The latest leg of his journey was a 21-day field study in Israel, documenting the life of contemporary Ethiopian Jews. Rasdell will present the results — including his own photos, as well as those taken by members of the Israel-Ethiopian community — beginning this week at the Arthur M. Glick JCC.

Rasdell took inspiration from the project from an ad he saw while living in New York City. It shows a smiling African American child relishing a slice of bread. The tag line: "You don't have to be Jewish to enjoy Levy's real Jewish rye."

"While it sold bread, it also had the effect of further embedding the stereotype that there are none of African descent among the Jewish people," Rasdell says. "In 2013, I set out to create a contemporary profile of the Ethiopian Jews — the Beta Israel.

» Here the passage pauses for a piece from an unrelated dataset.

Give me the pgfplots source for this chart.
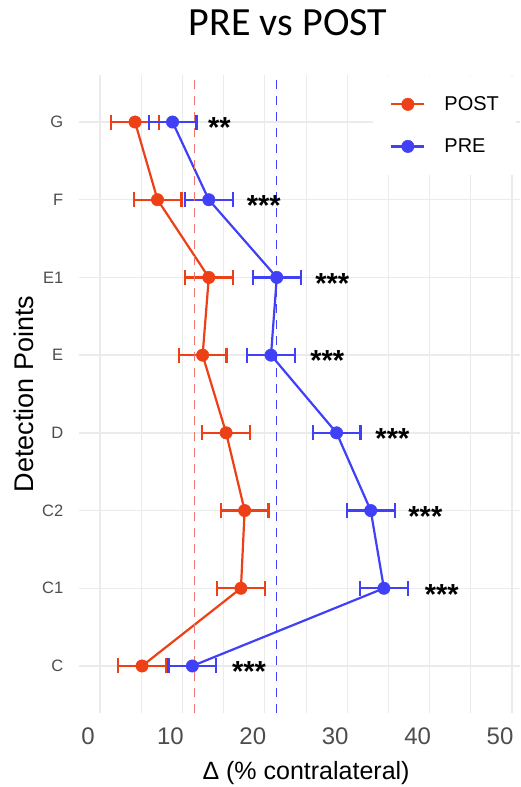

By some sources, the Beta Israel [or House of Israel] are the descendants of one of the Ten Lost Tribes, linked with the tribe of Dan. They practice an ancient form of biblical Judaism proscribed by the Orit, the Torah as translated into the Ge'ez dialect."

With Tel Aviv as his base, Rasdell traveled to three of the sixty Beta Israel sites in Israel — Lod, Rehovot and Gedera.

The exhibit shows how traditional ways can be lost within three generations. The Ethiopian Jews are an agriculture-based people who, before relocating, had no contact with the world outside of their isolated villages. And they entered an industrialized Israel speaking a language that was not Hebrew. "The third generation has become so taken over by the U.S. technology culture," he exclaims. "They are more connected with young people globally than with the traditions of their grandparents."

The Efroymson Family Fund has supported Rasdell's My City, My World project for the past decade. "Bill and I have known each other for about fifteen years," says Jeremy Efroymson, a vice chair for the fund. "We have respected each other's work over all that time. Bill's work is bringing cultures together with art and photography. He seeks out our similarities rather than showing only our differences."

Larry Rothenberg, director of arts and education at the Arthur M. Glick JCC, sounds a similar note: "The stories of integrating traditions and culture into a new environment are certainly important to us right here. The challenges, dreams and evolution [of Ethiopian Jews] resonate with us in not only in the Indianapolis Jewish community but in the entire community. When Bill went to Israel he did not really know what to expect, so his experiences as shown in this exhibit are true adventures and physical manifestations of Bill's exceptional open-heartedness."